1. Field of the Invention
This invention relates to a polyethylene valve assembly and, more particularly, to a valve assembly having a polyethylene valve body formed by electrofusing a coupling to pipe end fittings.
2. Description of the Prior Art
In the underground conveyance of natural gas polyethylene conduit is replacing iron and steel conduits which were predominantly used prior to the development of polyethylene conduit for distribution service lines. The metal composition of iron and steel conduit used underground makes it susceptible to corrosion and deterioration due to cathodic action.
Not only is polyethylene being used to fabricate gas pipelines, it is also being used in the fabrication of valves for controlling gas flow through the pipelines. Polyethylene ball valves and plug valves are commercially available for installation in gas distribution systems. U.S. Pat. Nos. 3,656,711; 4,348,006; 4,523,740; 4,553,562; and 4,705,058 are representative of known polyethylene control valves. The ends of a polyethylene valve are conventionally connected to polyethylene conduit by butt fusion or by an electrofusion coupling.
Polyethylene conduit used for natural gas service provides the long term benefits of corrosion resistance and durability. The joints between pipelines and polyethylene valves can be made without the need for conventional mechanical connections. The use of butt fusion and electrofusion to connect the end fittings of a valve with a pipeline eliminate the need for conventional threaded connections and fastening nuts.
In a conventional electrofusion system a sleeve of thermoplastic material, such as polyethylene, includes a coil of resistance heating wire encapsulated within the body of the sleeve. The heating wire extends the length of the sleeve. The ends of the heating wire are connected to terminals for supplying electrical current from power control equipment to the wire. The ends of a pair of polyethylene (PE) pipes are pressed into the sleeve.
Electrical connections to the sleeve terminals are made, and then a predetermined current is supplied for a controlled period of time to heat the sleeve. The sleeve is heated to its melting temperature so that the thermoplastic material forming the sleeve softens. Heat from the sleeve is transmitted by conduction to the pipe ends at the interface with the sleeve. The thermoplastic material of the pipe ends softens so that the material forming the sleeve and the pipe ends flows together.
When the sleeve and the pipe ends have been heated to a melting temperature and the pipe ends are fused to the sleeve, current to the coupling is terminated and the sleeve is allowed to cool. Once the sleeve cools to a preselected temperature, the pipe ends and the sleeve are fused together to complete the electrofusion coupling. The joint formed by the electrofusion coupling is stronger than the pipe. In other words, in a shear test the pipe fails before the joint between the pipe ends and sleeve fails. U.S. Pat. Nos. 4,486,650; 4,571,488; 4,602,148; 5,229,581; 5,280,670; and 5,363,541 disclose electrofusion systems for forming joints between PE pipes.

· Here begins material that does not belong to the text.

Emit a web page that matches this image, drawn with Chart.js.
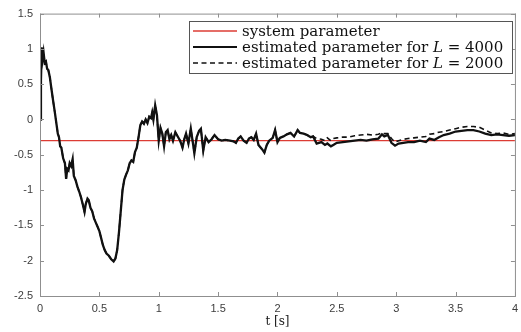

Valves fabricated of thermoplastic material are composed of parts which are injection molded. Because of the size and expense of injection molding equipment, it has been difficult to economically fabricate PE service valves, such as ball valves, having end connections greater than four inches in diameter. This substantially limits the use of thermoplastic valves in natural gas distribution systems where it is preferred to connect valves to pipelines of a diameter of four inches and larger.
It is also known to use metal valves in a PE pipeline. One of the problems encountered in combining metal valves and PE conduit is coupling the members to form a fluid tight seal. The metal components must be sealingly engaged to the PE pipe. This generally requires some type of mechanical connection to be completed between the valve metal components and the PE pipe.
It is well known to use compression fittings to connect metal valves to PE conduit. Examples of transition fittings to join metal valves and PE conduits are disclosed in U.S. Pat. Nos. 2,933,428; 3,025,086; 4,005,880; 4,682,797; 4,712,809; 4,997,214; and 5,265,652.
There is need for a plastic valve in gas distribution and service systems that can be fabricated at a cost substantially less than that associated with injection molding of PE valves and provide the high performance capabilities achieved with metal valves. The plastic valve must be economically manufactured for a wide range of sizes, for example, from 1/2 inch to eight inches in size. The PE valve must be constructed in a manner that allows modification to be made so that the valve can be custom designed to meet installation requirements at a commercially competitive cost.